To optimize transportation-safety and assembly, semi-flexible PCBs should always be produced in panels. You can easily seperate the prints from the panel after assembly and install the boards.
Design and installation of semi-flexible PCBs require some attention and modifications:
1. The PCB should only be bend with copper on the outside of the bending area.
2. Open copper structures, pads, annular rings or vias in the rigid part of the PCB should have a distance of at least 1mm from the bending area. In special cases 0,8mm are okay, too. The semi-flexible are cannot contain any vias, drills or open copper structures. The transition area from flexible to rigid should have a radius of 5mm or an obstuse angle.

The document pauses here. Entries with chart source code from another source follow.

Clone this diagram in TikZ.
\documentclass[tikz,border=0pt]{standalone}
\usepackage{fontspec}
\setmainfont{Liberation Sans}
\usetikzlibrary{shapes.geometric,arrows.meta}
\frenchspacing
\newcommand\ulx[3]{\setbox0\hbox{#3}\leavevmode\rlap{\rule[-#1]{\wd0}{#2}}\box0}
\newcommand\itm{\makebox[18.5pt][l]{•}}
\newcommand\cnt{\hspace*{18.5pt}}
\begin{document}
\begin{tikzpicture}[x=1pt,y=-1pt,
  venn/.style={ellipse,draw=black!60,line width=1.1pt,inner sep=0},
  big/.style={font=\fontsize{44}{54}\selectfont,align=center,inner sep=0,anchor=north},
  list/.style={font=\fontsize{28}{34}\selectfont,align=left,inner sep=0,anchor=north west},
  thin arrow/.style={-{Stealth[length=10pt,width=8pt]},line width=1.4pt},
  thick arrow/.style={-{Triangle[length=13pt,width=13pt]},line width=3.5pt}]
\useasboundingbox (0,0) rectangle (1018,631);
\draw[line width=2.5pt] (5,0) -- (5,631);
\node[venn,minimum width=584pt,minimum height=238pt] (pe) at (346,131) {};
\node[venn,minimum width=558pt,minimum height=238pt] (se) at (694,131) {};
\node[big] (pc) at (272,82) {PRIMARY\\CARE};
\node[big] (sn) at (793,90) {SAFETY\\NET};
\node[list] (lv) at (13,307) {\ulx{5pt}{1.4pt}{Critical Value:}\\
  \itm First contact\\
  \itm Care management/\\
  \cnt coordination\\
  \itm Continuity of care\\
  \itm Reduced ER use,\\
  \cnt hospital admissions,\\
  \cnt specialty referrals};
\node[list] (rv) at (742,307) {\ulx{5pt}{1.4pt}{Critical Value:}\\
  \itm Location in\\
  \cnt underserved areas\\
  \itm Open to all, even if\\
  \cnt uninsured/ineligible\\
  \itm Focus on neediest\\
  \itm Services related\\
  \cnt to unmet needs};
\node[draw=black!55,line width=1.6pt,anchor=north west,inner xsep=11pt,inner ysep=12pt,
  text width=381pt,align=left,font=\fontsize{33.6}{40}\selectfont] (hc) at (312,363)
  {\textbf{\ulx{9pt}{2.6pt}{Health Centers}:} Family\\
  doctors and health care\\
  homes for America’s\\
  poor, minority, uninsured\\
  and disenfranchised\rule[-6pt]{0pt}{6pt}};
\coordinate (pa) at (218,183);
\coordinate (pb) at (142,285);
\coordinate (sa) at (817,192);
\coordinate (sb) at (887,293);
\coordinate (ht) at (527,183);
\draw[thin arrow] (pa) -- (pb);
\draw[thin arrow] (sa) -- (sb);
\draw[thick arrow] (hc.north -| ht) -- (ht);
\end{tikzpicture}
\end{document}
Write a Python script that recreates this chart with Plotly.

Trace-to-outline distance in the semi-flexible area should be minimum 0,30mm.
3. The maximum bending radius depends on the lenght of the semi-flexible area:
4. Currently, semi-flexible PCBs are possible up to 8 layers, while only one outer layer can be "semi-flexible" per bending area.
5. For the bending process we reommend to do this under hot air (you may use a hair dryer) and bend it over a fixed object in order to do so evenly.
| Characteristic | Values, description |
|---|---|
| material type | FR4, Tg 130°C and some high-Tg materials up to 170°C |
| remaining material | 150µm to 250µm |
| maximum beding radius | 180°, depending on semi-flex area |
| copper thickness | 35µm |
| maximum layers | rigid area up to 10 layers, semi-flexible area one layer (outer) |
| solder mask | flexible solder mask, green (for beding) |
| bending | flex-to-install, not suitable for dynamic bending |
| prints | partial silk print or other solder mask colours possible, not receommended in bending area |
| depth-milling | digital z-axis milling, camera controlled, tolerance +/-20µm |
Your advantages of semi-flexible printed circuits compared to standard PCBs with connectors or rigid-flexible PCBs are the following:
- Semi-flex-PCBs are cheaper, because it is a "mainpulated" standard product that does not require connectors, nor expensive rigid-flexible PCBs.
- Semi-flex-PCBs are more reliable, because weak spots like connectors are avoided.
- Semi-flex-PCBs are easy to install, because bending it into place is much easyer than using additional connecting parts.